Bruno Milanez – Temos que discutir esse tema olhando para além das fontes de energia. Muita inovação ainda é necessária, mas outro tipo de inovação. Por exemplo, temos que pensar nas tecnologias de reciclagem; muitos desses minerais que são extraídos em áreas remotas com teores baixíssimos não possuem tecnologias de reciclagem. Exemplos são gálio, índio, selênio e alguns elementos de terras raras. É irresponsável desenvolver uma cadeia linear para produtos tão importantes. Além disso, temos que pensar em políticas que obriguem as empresas a recolher os equipamentos ao fim de sua vida útil para remanufatura ou reciclagem. Elas precisam ser obrigadas a se responsabilizar pela manutenção desses materiais no sistema produtivos.

Porém temos que pensar além da questão tecnológica. É preciso incluir no debate a intensidade dos recursos minerais, seja para energia, seja para outros fins. Assim, ao invés de pensar em carros elétricos, temos que voltar a discutir a mobilidade a partir do transporte coletivo (e elétrico).

Da mesma forma, precisamos repensar nossos sistemas de produção e distribuição, encurtar as cadeias de suprimento e voltar a desenvolver redes locais de produção, que são muito mais eficientes, do ponto de vista energético. Não parece fazer sentido mandar o minério brasileiro para a Ásia, para transformá-lo em aço, e importá-lo de volta.
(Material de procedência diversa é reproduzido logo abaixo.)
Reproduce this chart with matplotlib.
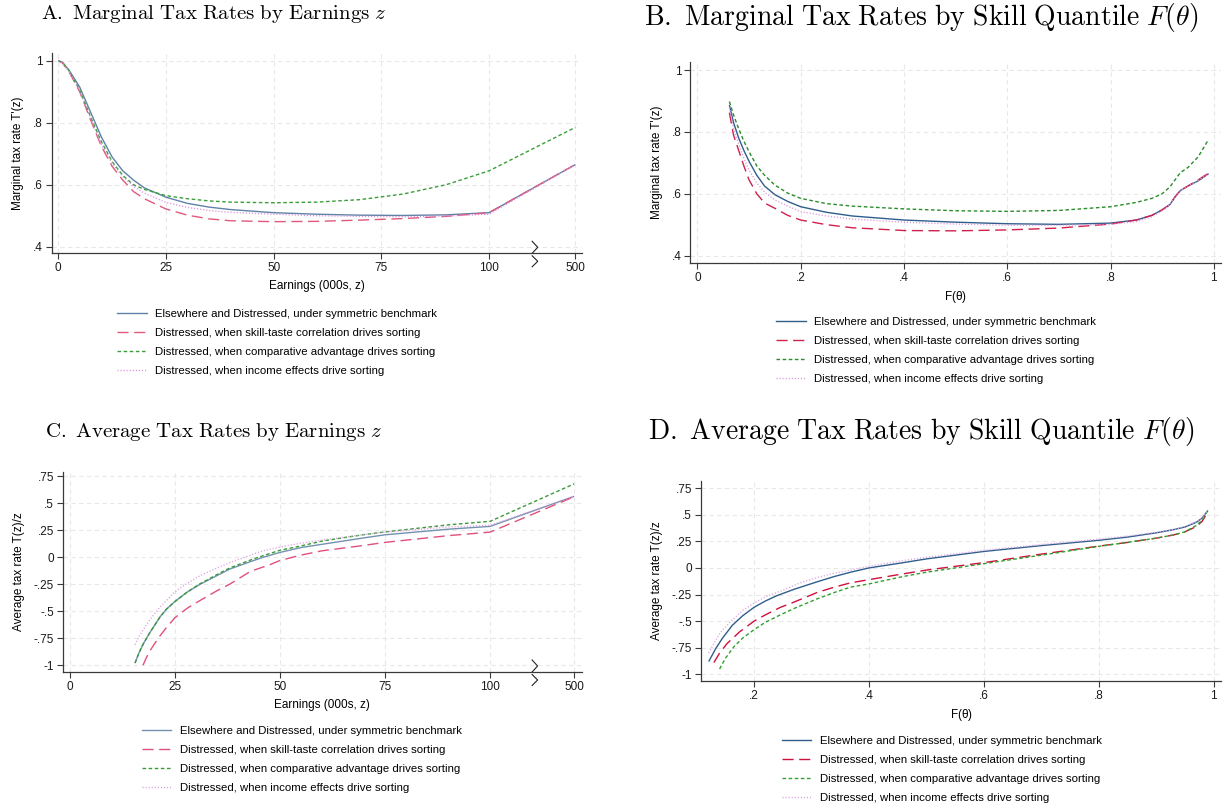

Além disso, temos que romper com essa noção de crescimento infinito. Precisamos abandonar a ideia de que o aumento do consumo de bens é o único caminho para o aumento da qualidade de vida. É crítico redefinir o que chamamos “desenvolvimento”.

IHU – Deseja acrescentar algo?

Bruno Milanez – Apenas comentar que, de forma geral, parece que o debate sobre a crise climática ainda está muito afastado da discussão sobre o nosso modelo mineral, e vice-versa. Existem muitas sinergias entre esses dois assuntos e é necessário que haja uma aproximação entre eles.